NRC Commissioner Burns Announces Departure

On January 28, 2019, Commissioner Stephen Burns told U.S. Nuclear Regulatory Commission (NRC) staff earlier that he will leave the Commission when his term expires on June 30, 2019.

Burns announcement came during the annual NRC all-employee meeting.

Overview

The NRC Commission operates as a collegial body to formulate policies, develop regulations governing nuclear reactor and nuclear material safety, issue orders to licensees and adjudicate legal matters.

The five NRC Commissioners are appointed by the President and confirmed by the U.S. Senate for five-year terms to head the agency.  One of them is designated by the President to be the Chair and official spokesperson of the Commission.

The Chair is the Principal Executive Officer of and the Official Spokesperson for the NRC.  As Principal Executive Officer, the Chair is responsible for conducting the administrative, organizational, long-range planning, budgetary and certain personnel functions of the agency.  The Chair has ultimate authority for all NRC functions pertaining to an emergency involving an NRC license.  The Chair’s actions are governed by the general policies of the Commission.
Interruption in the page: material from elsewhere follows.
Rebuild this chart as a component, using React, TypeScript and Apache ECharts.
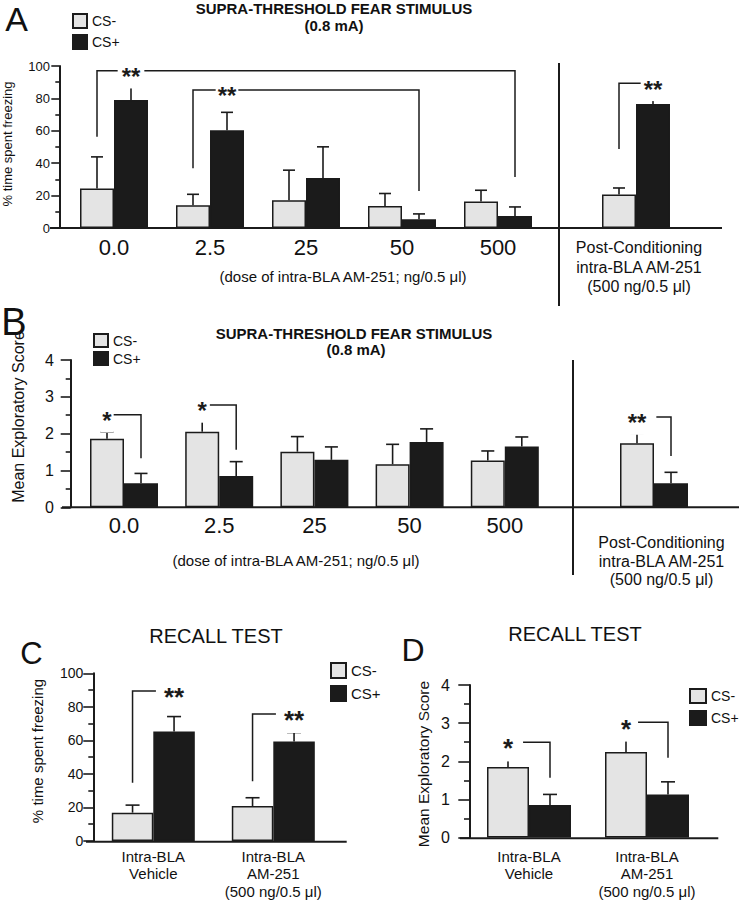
import React, { useEffect, useRef } from 'react';
import * as echarts from 'echarts';

// ---------- categories ----------
const doseCategories = ['0.0', '2.5', '25', '50', '500'];
const postCategories = ['Post-Conditioning\nintra-BLA AM-251\n(500 ng/0.5 μl)'];
const recallCategories = ['Intra-BLA\nVehicle', 'Intra-BLA\nAM-251\n(500 ng/0.5 μl)'];
const seriesNames = ['CS-', 'CS+'];

// ---------- Panel A: % time spent freezing (dose groups) ----------
const aDoseCsMinus = [24.4, 14.0, 17.1, 13.6, 16.3];
const aDoseCsMinusErr = [19.5, 6.8, 18.6, 7.7, 7.0];
const aDoseCsPlus = [79.0, 60.4, 30.9, 5.4, 7.4];
const aDoseCsPlusErr = [8.2, 11.0, 19.2, 3.3, 5.6];
const aPostCsMinus = [20.7];
const aPostCsMinusErr = [4.0];
const aPostCsPlus = [76.5];
const aPostCsPlusErr = [3.5];

// ---------- Panel B: mean exploratory score ----------
const bDoseCsMinus = [1.86, 2.05, 1.51, 1.17, 1.27];
const bDoseCsMinusErr = [0.18, 0.3, 0.41, 0.54, 0.26];
const bDoseCsPlus = [0.65, 0.85, 1.29, 1.77, 1.65];
const bDoseCsPlusErr = [0.27, 0.39, 0.35, 0.36, 0.26];
const bPostCsMinus = [1.74];
const bPostCsMinusErr = [0.27];
const bPostCsPlus = [0.65];
const bPostCsPlusErr = [0.3];

// ---------- Panel C: recall, % freezing ----------
const cCsMinus = [16.9, 20.8];
const cCsMinusErr = [4.5, 5.0];
const cCsPlus = [65.3, 59.4];
const cCsPlusErr = [8.9, 5.3];

// ---------- Panel D: recall, exploratory score ----------
const dCsMinus = [1.85, 2.24];
const dCsMinusErr = [0.3, 0.39];
const dCsPlus = [0.85, 1.13];
const dCsPlusErr = [0.28, 0.33];

// ---------- axis ranges ----------
const percentAxis = { min: 0, max: 100, interval: 20 };
const scoreAxis = { min: 0, max: 4, interval: 1 };

// ---------- significance brackets: [category, side(-1 CS-, +1 CS+), value] ----------
const aDoseBrackets = [
  { points: [[0, -1, 56.3], [0, -1, 97.1], [4, 1, 97.1], [4, 1, 31.5]], star: [0, 1, 97.1], label: '**', pad: 4 },
  { points: [[1, -1, 36.9], [1, -1, 85.2], [3, 1, 85.2], [3, 1, 22.9]], star: [1, 1, 85.2], label: '**', pad: 2 },
];
const aPostBrackets = [
  { points: [[0, -1, 48.7], [0, -1, 89.3], [0, 1, 89.3]], star: [0, 1, 89.3], label: '**', pad: 3 },
];
const bDoseBrackets = [
  { points: [[0, -1, 2.51], [0, 1, 2.51], [0, 1, 1.33]], star: [0, -1, 2.51], label: '*', pad: 2 },
  { points: [[1, -1, 2.78], [1, 1, 2.78], [1, 1, 1.56]], star: [1, -1, 2.78], label: '*', pad: 3 },
];
const bPostBrackets = [
  { points: [[0, -1, 2.45], [0, 1, 2.45], [0, 1, 1.39]], star: [0, -1, 2.45], label: '**', pad: 10 },
];
const cBrackets = [
  { points: [[0, -1, 34.7], [0, -1, 89.5], [0, 1, 89.5]], star: [0, 1, 89.5], label: '**', pad: 8 },
  { points: [[1, -1, 35.6], [1, -1, 75.8], [1, 1, 75.8]], star: [1, 1, 75.8], label: '**', pad: 8 },
];
const dBrackets = [
  { points: [[0, -1, 2.5], [0, 1, 2.5], [0, 1, 1.57]], star: [0, -1, 2.5], label: '*', pad: 10 },
  { points: [[1, -1, 3.02], [1, 1, 3.02], [1, 1, 2.09]], star: [1, -1, 3.02], label: '*', pad: 7 },
];

const FONT = '"Liberation Sans", Arial, Helvetica, sans-serif';
const INK = '#1b1b1b';
const LIGHT = '#e4e4e4';

function bars(axis: number, minus: number[], plus: number[], bw: number) {
  const common = {
    type: 'bar', xAxisIndex: axis, yAxisIndex: axis, barWidth: bw, barGap: '0%', z: 2, silent: true,
  };
  return [
    { ...common, name: seriesNames[0], data: minus, itemStyle: { color: LIGHT, borderColor: INK, borderWidth: 1.5 } },
    { ...common, name: seriesNames[1], data: plus, itemStyle: { color: INK, borderColor: INK, borderWidth: 1.5 } },
  ];
}

function errors(axis: number, minus: number[], minusErr: number[], plus: number[], plusErr: number[], bw: number, cap: number) {
  const data: number[][] = [];
  minus.forEach((v, i) => data.push([i, v, minusErr[i], -1]));
  plus.forEach((v, i) => data.push([i, v, plusErr[i], 1]));
  return {
    type: 'custom', xAxisIndex: axis, yAxisIndex: axis, data, encode: { x: 0, y: 1 }, z: 3, silent: true, clip: false,
    renderItem: (params: any, api: any) => {
      const cat = api.value(0), v = api.value(1), e = api.value(2), side = api.value(3);
      const base = api.coord([cat, v]);
      const top = api.coord([cat, v + e]);
      const x = base[0] + side * bw / 2;
      const st = { stroke: INK, lineWidth: 1.6 };
      return {
        type: 'group', children: [
          { type: 'line', shape: { x1: x, y1: base[1], x2: x, y2: top[1] }, style: st },
          { type: 'line', shape: { x1: x - cap / 2, y1: top[1], x2: x + cap / 2, y2: top[1] }, style: st },
        ],
      };
    },
  };
}

function brackets(axis: number, list: any[], bw: number, fontSize: number) {
  return {
    type: 'custom', xAxisIndex: axis, yAxisIndex: axis, z: 4, silent: true, clip: false,
    data: list.map((b) => [b.star[0], b.star[2]]), encode: { x: 0, y: 1 },
    renderItem: (params: any, api: any) => {
      const b = list[params.dataIndex];
      const pts = b.points.map(([c, s, v]: number[]) => {
        const p = api.coord([c, v]);
        return [p[0] + s * bw / 2, p[1]];
      });
      const sp = api.coord([b.star[0], b.star[2]]);
      const sx = sp[0] + b.star[1] * bw / 2;
      return {
        type: 'group', children: [
          { type: 'polyline', shape: { points: pts }, style: { stroke: INK, lineWidth: 1.5, fill: null } },
          {
            type: 'text', x: sx, y: sp[1] + fontSize * 0.24, z2: 10,
            style: {
              text: b.label, fontSize, fontWeight: 'bold', fontFamily: FONT, fill: INK,
              align: 'center', verticalAlign: 'middle', backgroundColor: '#fff', padding: [0, b.pad],
            },
          },
        ],
      };
    },
  };
}

function valueAxis(grid: number, range: any, o: any) {
  return {
    type: 'value', gridIndex: grid, ...range, show: o.show !== false, offset: o.offset || 0,
    axisLine: { show: true, lineStyle: { color: INK, width: 2 } },
    axisTick: { show: true, length: o.tick || 8, lineStyle: { color: INK, width: 1.6 } },
    minorTick: { show: true, splitNumber: 2, length: o.minor || 4, lineStyle: { color: INK, width: 1.6 } },
    splitLine: { show: false },
    axisLabel: { fontSize: o.font || 13, color: '#111', margin: o.margin || 8, fontFamily: FONT },
  };
}

function catAxis(grid: number, data: string[], o: any) {
  return {
    type: 'category', gridIndex: grid, data,
    axisLine: { show: false }, axisTick: { show: false },
    axisLabel: {
      interval: 0, fontSize: o.font, lineHeight: o.lineHeight, color: '#111', margin: o.margin,
      fontFamily: FONT, padding: o.padding || 0,
    },
  };
}

function txt(x: number, y: number, text: string, fontSize: number, extra: any = {}) {
  return {
    type: 'text', x, y, rotation: extra.rotation || 0,
    style: {
      text, fontSize, fontFamily: FONT, fontWeight: extra.bold ? 'bold' : 'normal', fill: '#111',
      align: 'center', verticalAlign: 'middle',
    },
  };
}

function hline(x1: number, x2: number, y: number) {
  return { type: 'line', shape: { x1, y1: y, x2, y2: y }, style: { stroke: INK, lineWidth: 2 } };
}
function vline(x: number, y1: number, y2: number) {
  return { type: 'line', shape: { x1: x, y1, x2: x, y2 }, style: { stroke: INK, lineWidth: 2 } };
}

function legend(left: number, top: number, w: number, h: number, gap: number, fs: number) {
  return {
    data: seriesNames, left, top, orient: 'vertical', itemWidth: w, itemHeight: h, itemGap: gap, padding: 0,
    icon: 'rect', selectedMode: false,
    textStyle: { fontSize: fs, lineHeight: h, color: '#111', fontFamily: FONT },
  };
}

const option: any = {
  animation: false,
  textStyle: { fontFamily: FONT },
  grid: [
    { left: 66, top: 66, width: 480, height: 162 },
    { left: 588, top: 66, width: 96, height: 162 },
    { left: 76.4, top: 360, width: 476, height: 147.3 },
    { left: 606.5, top: 360, width: 95, height: 147.3 },
    { left: 93.3, top: 673.3, width: 240, height: 168.4 },
    { left: 470, top: 685, width: 236, height: 153.3 },
  ],
  xAxis: [
    catAxis(0, doseCategories, { font: 22, margin: 8 }),
    catAxis(1, postCategories, { font: 16, lineHeight: 19.5, margin: 10, padding: [0, 0, 0, 6] }),
    catAxis(2, doseCategories, { font: 22, margin: 7 }),
    catAxis(3, postCategories, { font: 16, lineHeight: 18.5, margin: 26, padding: [0, 0, 0, 15] }),
    catAxis(4, recallCategories, { font: 15, lineHeight: 17.5, margin: 6.5 }),
    catAxis(5, recallCategories, { font: 15, lineHeight: 17.5, margin: 10 }),
  ],
  yAxis: [
    valueAxis(0, percentAxis, { offset: 6.7, tick: 8, minor: 4, font: 13, margin: 9.3 }),
    valueAxis(1, percentAxis, { show: false }),
    valueAxis(2, scoreAxis, { offset: 5.7, tick: 10, minor: 5, font: 16, margin: 16.7 }),
    valueAxis(3, scoreAxis, { show: false }),
    valueAxis(4, percentAxis, { tick: 10, minor: 5, font: 14, margin: 10 }),
    valueAxis(5, scoreAxis, { tick: 11.7, minor: 6, font: 16, margin: 20 }),
  ],
  legend: [
    legend(72, 13, 14, 14, 5, 14),
    legend(93, 333, 14, 13, 3, 14),
    legend(330, 662, 15, 15, 6, 15),
    legend(689, 688, 16, 14, 6, 14),
  ],
  series: [
    ...bars(0, aDoseCsMinus, aDoseCsPlus, 34),
    ...bars(1, aPostCsMinus, aPostCsPlus, 34),
    ...bars(2, bDoseCsMinus, bDoseCsPlus, 34),
    ...bars(3, bPostCsMinus, bPostCsPlus, 34),
    ...bars(4, cCsMinus, cCsPlus, 41.5),
    ...bars(5, dCsMinus, dCsPlus, 42),
    errors(0, aDoseCsMinus, aDoseCsMinusErr, aDoseCsPlus, aDoseCsPlusErr, 34, 12),
    errors(1, aPostCsMinus, aPostCsMinusErr, aPostCsPlus, aPostCsPlusErr, 34, 12),
    errors(2, bDoseCsMinus, bDoseCsMinusErr, bDoseCsPlus, bDoseCsPlusErr, 34, 13),
    errors(3, bPostCsMinus, bPostCsMinusErr, bPostCsPlus, bPostCsPlusErr, 34, 13),
    errors(4, cCsMinus, cCsMinusErr, cCsPlus, cCsPlusErr, 41.5, 14),
    errors(5, dCsMinus, dCsMinusErr, dCsPlus, dCsPlusErr, 42, 14),
    brackets(0, aDoseBrackets, 34, 24),
    brackets(1, aPostBrackets, 34, 24),
    brackets(2, bDoseBrackets, 34, 24),
    brackets(3, bPostBrackets, 34, 24),
    brackets(4, cBrackets, 41.5, 26),
    brackets(5, dBrackets, 42, 26),
  ],
  graphic: [
    // baselines and separators
    hline(50, 722, 228), vline(559, 63, 306),
    hline(62, 739, 507.3), vline(573, 360, 575),
    hline(86, 346.7, 841.7),
    hline(460, 718.3, 838.3),
    // panel letters
    txt(16.5, 19, 'A', 34), txt(14, 322, 'B', 38), txt(31.5, 653.5, 'C', 31), txt(413, 650, 'D', 32),
    // titles
    txt(334, 8, 'SUPRA-THRESHOLD FEAR STIMULUS', 15, { bold: true }),
    txt(334, 25, '(0.8 mA)', 15, { bold: true }),
    txt(354, 333, 'SUPRA-THRESHOLD FEAR STIMULUS', 15, { bold: true }),
    txt(356, 349, '(0.8 mA)', 15, { bold: true }),
    txt(216, 636, 'RECALL TEST', 20),
    txt(575, 633.5, 'RECALL TEST', 20),
    // dose captions
    txt(343, 276, '(dose of intra-BLA AM-251; ng/0.5 μl)', 15),
    txt(296, 560, '(dose of intra-BLA AM-251; ng/0.5 μl)', 15),
    // y axis names
    txt(7, 144, '% time spent freezing', 13, { rotation: Math.PI / 2 }),
    txt(18, 417, 'Mean Exploratory Score', 16, { rotation: Math.PI / 2 }),
    txt(37, 751, '% time spent freezing', 15, { rotation: Math.PI / 2 }),
    txt(423, 764, 'Mean Exploratory Score', 15.5, { rotation: Math.PI / 2 }),
  ],
};

export default function App() {
  const ref = useRef<HTMLDivElement>(null);
  useEffect(() => {
    document.body.style.margin = '0';
    const chart = echarts.init(ref.current as HTMLDivElement, undefined, { renderer: 'svg' });
    chart.setOption(option);
    return () => chart.dispose();
  }, []);
  return <div ref={ref} style={{ width: 739, height: 900, background: '#fff' }} />;
}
All five NRC Commissioner slots are currently filled.  In addition to Burns, the remaining other Commissioners include:

  • Kristine Svinicki, a nuclear engineer and policy advisor, is currently the NRC Chair. She is serving her third term on the Commission, which is set to expire on June 30, 2022.
  • Jeff Baran, an attorney and member of the Commission since 2014 who’s current term is scheduled to expire on June 30, 2017.
  • Annie Caputo, a nuclear policy adviser to Senate Environment and Public Works Committee Chairman John Barrasso (R-WY), is serving a term that is set to expire on June 30, 2021.
  • David Wright, an energy consultant and former president of the National Association of Regulatory Utility Commissioners, who’s term is scheduled to expire on June 30, 2020.

The agency can have no more than three Commissioners who are members of the same party.  Burns departure will leave three Republican Commissioners and one Democrat.

Background

Burns, an Independent, became an NRC Commissioner in November 2014.  He served as the agency’s Chair from January 2015 to January 2017, when President Trump replaced him with current Chair Kristine Svinicki, who is a Republican.

Burns joined NRC in 1978 as an attorney.  He worked his way up to the post of General Counsel, which he held from 2009 to 2012.

At that time, Burns joined the Organisation for Economic Co-operation and Development’s Nuclear Energy Agency in Paris as the Head of Legal Affairs before returning to become an NRC commissioner about two years later.

The week before announcing his departure, Burns dissented from a majority vote by Commissioners to change the agency’s safety requirements established in the wake of the Fukushima nuclear power plant accident in Japan in 2011.